MEMORANDUM
WARRINER, District Judge.
This matter is now before the Court to be decided on opposing motions for summary judgment and accompanying briefs, pleadings, stipulations of facts and exhibits herein.
Plaintiff, Sherwood Trucking, Inc. (Sherwood) is an Indiana corporation, with its principal place of business in the State of Indiana. The use plaintiff, Reserve Insurance Company (Reserve), is an Illinois corporation with its principal place of business in the State of Illinois. Defendant Carolina Casualty Insurance Company (Carolina) is a Florida corporation having its principal place of business in the State of Florida.
Jurisdiction is based on diversity of citizenship under 28 U.S.C. § 1332, this being a matter in controversy between citizens of different states which exceeds the sum of $10,000 exclusive of interests and costs.
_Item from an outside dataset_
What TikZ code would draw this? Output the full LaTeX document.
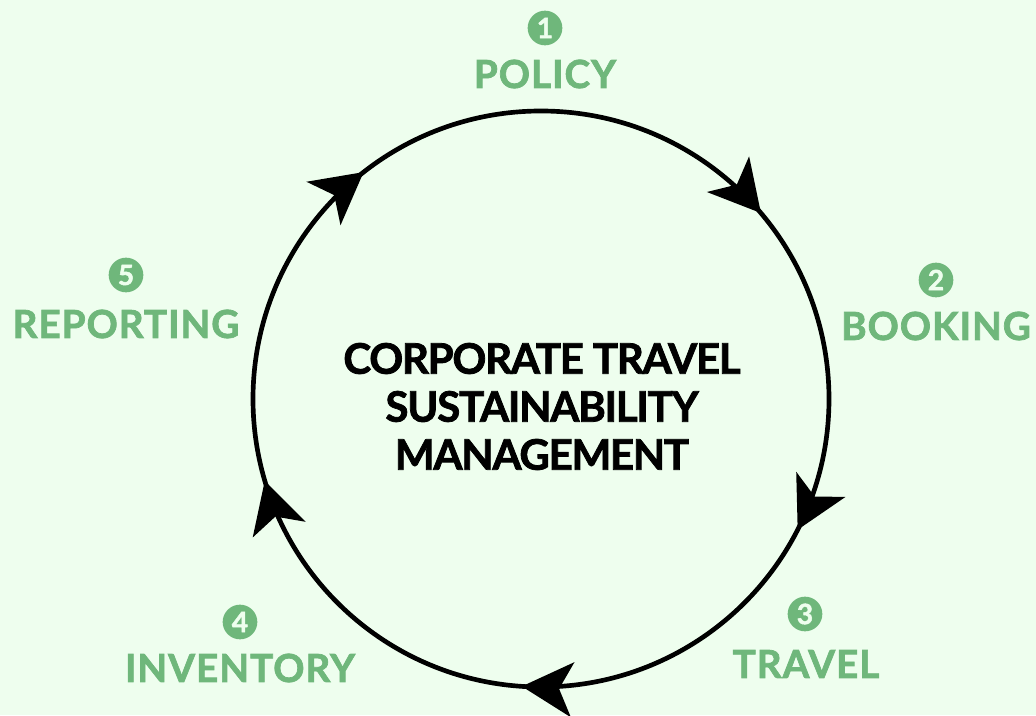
\documentclass[tikz,border=0pt]{standalone}
\usepackage{fontspec}
\setmainfont{Lato}
\newfontfamily\stagefont{Lato}[FakeBold=1.8,LetterSpace=2.5]
\newfontfamily\corefont{Lato}[FakeBold=1.8,LetterSpace=-3]
\usetikzlibrary{arrows.meta,decorations.markings}
\definecolor{leafgreen}{RGB}{111,183,123}
\definecolor{mintbg}{RGB}{238,254,238}
\tikzset{
  badge/.style={circle,fill=leafgreen,text=mintbg,inner sep=0pt,minimum size=26pt,font=\stagefont\bfseries\fontsize{21}{21}\selectfont},
  stage/.style={text=leafgreen,inner sep=0pt,font=\stagefont\bfseries\fontsize{29}{32}\selectfont},
  cycletips/.style={postaction={decorate},decoration={markings,
    mark=at position .1383 with {\arrow{Stealth[length=38pt,width=41pt,inset=10pt]}},
    mark=at position .3250 with {\arrow{Stealth[length=38pt,width=41pt,inset=10pt]}},
    mark=at position .5106 with {\arrow{Stealth[length=38pt,width=41pt,inset=10pt]}},
    mark=at position .7042 with {\arrow{Stealth[length=38pt,width=41pt,inset=10pt]}},
    mark=at position .8944 with {\arrow{Stealth[length=38pt,width=41pt,inset=10pt]}}}}
}
\begin{document}
\begin{tikzpicture}[x=.75pt,y=.75pt]
\fill[mintbg] (0,0) rectangle (1036,715);
\path[use as bounding box] (0,0) rectangle (1036,715);
% the cycle
\coordinate (hub) at (541,316);
\draw[line width=3.5pt,cycletips] (hub) ++(90:288) arc[start angle=90,end angle=-270,radius=288];
\node[inner sep=0pt,align=center,font=\corefont\bfseries\fontsize{31.5}{36}\selectfont] (core) at (542,308.5) {CORPORATE TRAVEL\\SUSTAINABILITY\\MANAGEMENT};
% stages
\node[badge] (b1) at (545,687) {1};
\node[stage] (policy) at (545,641) {POLICY};
\node[badge] (b2) at (936,435) {2};
\node[stage] (booking) at (936,389) {BOOKING};
\node[badge] (b3) at (805,101) {3};
\node[stage] (travel) at (806,51) {TRAVEL};
\node[badge] (b4) at (240,93) {4};
\node[stage] (inventory) at (240,47) {INVENTORY};
\node[badge] (b5) at (126,440) {5};
\node[stage] (reporting) at (126,391) {REPORTING};
\end{tikzpicture}
\end{document}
On 21 April 1967 defendant Carolina issued its Combination Automobile Policy AC12779, effective 21 April 1967 to 21 April 1968, to John Lawson, Jr. as a truckman containing coverage for his business use of certain listed vehicles as a “long Haul Truckman Limited.” Exclusion (b) of this policy provides that there is no coverage for “liability assumed by the insured under any contract or agreement.”
On 30 November 1967, plaintiff Sherwood entered into an operating contract in the State of Indiana with John Lawson, Jr., the insured of defendant Carolina herein. The operating contract was [633]*633in the form of a standard trip-lease agreement permitted by the I.C.C. regulations. It provided in part that the Contractor (Lawson) shall save and hold harmless the Carrier (Sherwood) from all liability from payments required of the Carrier with respect to himself, or any driver, driver-helper, or employee for the employee’s liability.
Upon execution of the operating contract, Lawson picked up the freight to be transported from Indiana to Virginia and he and one of his drivers, Thomas Rogers Parker (Parker) began the trip contracted for.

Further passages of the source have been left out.